Data Science Project Life Cycle

Posted by fcamuz on March 20, 2020

A data sceince project is completed by following certain steps. The sequences of the phases come under the life cycle of the projects. Although the certain steps must be done the data sceince life cycle is a recursive process and can be modified as per the requirements and aspects of any organization.

For a succesful project co,p;etion in an organization project manager should take numbers sequences of its life cycle. The phases have a starting phase, ending phase, and control point. There are some steps in data science project life cycle:

Business understanding. Data collection. Data preparation. Data modeling. Evaluation and deploement.

Business understanding:

Business understanding is getting the problem statement from the data. It is the very first step in the data science project. The business insight team works on the analytics solution by defining the problems, project objectives, and the solution requirements from the business point of view.

Data collection:

Data collection is gathering the data to solve business problems. It can be done by the web scraping, 3rd party API and Big data engineer then it goes to the data scientist to know that what kind of data is required for which problem statements, how to collect them and how to prepare for it to get the desired outcome.

Data preprocessing:

Data preparation is the phase of cleaning the data and make it suitable for business purposes. It is a process for transforming raw data before processing and analysis. It is necessary to reformate the raw data, make it correct and combine with datasets to get enrich data. This process becomes lengthy to get the best data for business users, but it is an essential process in the project life cycle for the context to turn into insights and eliminate the poor quality of the datasets.

Data modeling:

This process is used to find the behavior in data. These data help individuals in two different manners.
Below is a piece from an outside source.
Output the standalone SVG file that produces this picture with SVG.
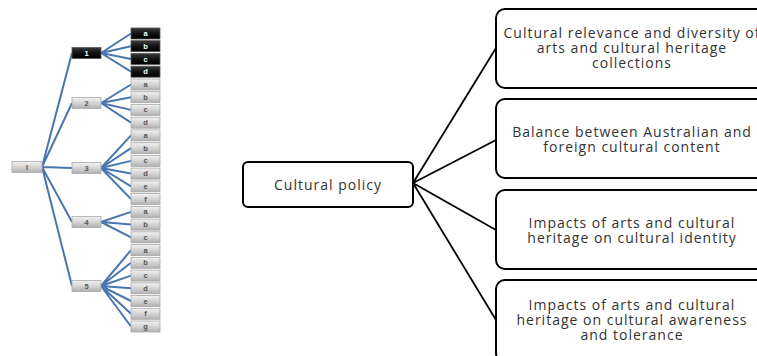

If we want to use these data for descriptive modeling where we work for recommended systems for example if a person liked any song so would they like the songs? recommended on the basis of older songs they have liked before. And another one is predictive modeling that we use for predicting the outcome and forecast it for future trends. We can create the regression model, Classification model, and clustering model.

Evaluation and deployment:

Evaluation is the validation of the projects. It is an assessment of a project that is ongoing or of completed projects. The main purpose of the evaluation is to find the level of achievement that what was our expectation and what model have given. It gives the achievements of project objectives, development effectiveness, and accuracy. After getting the product we deploy the project to the client.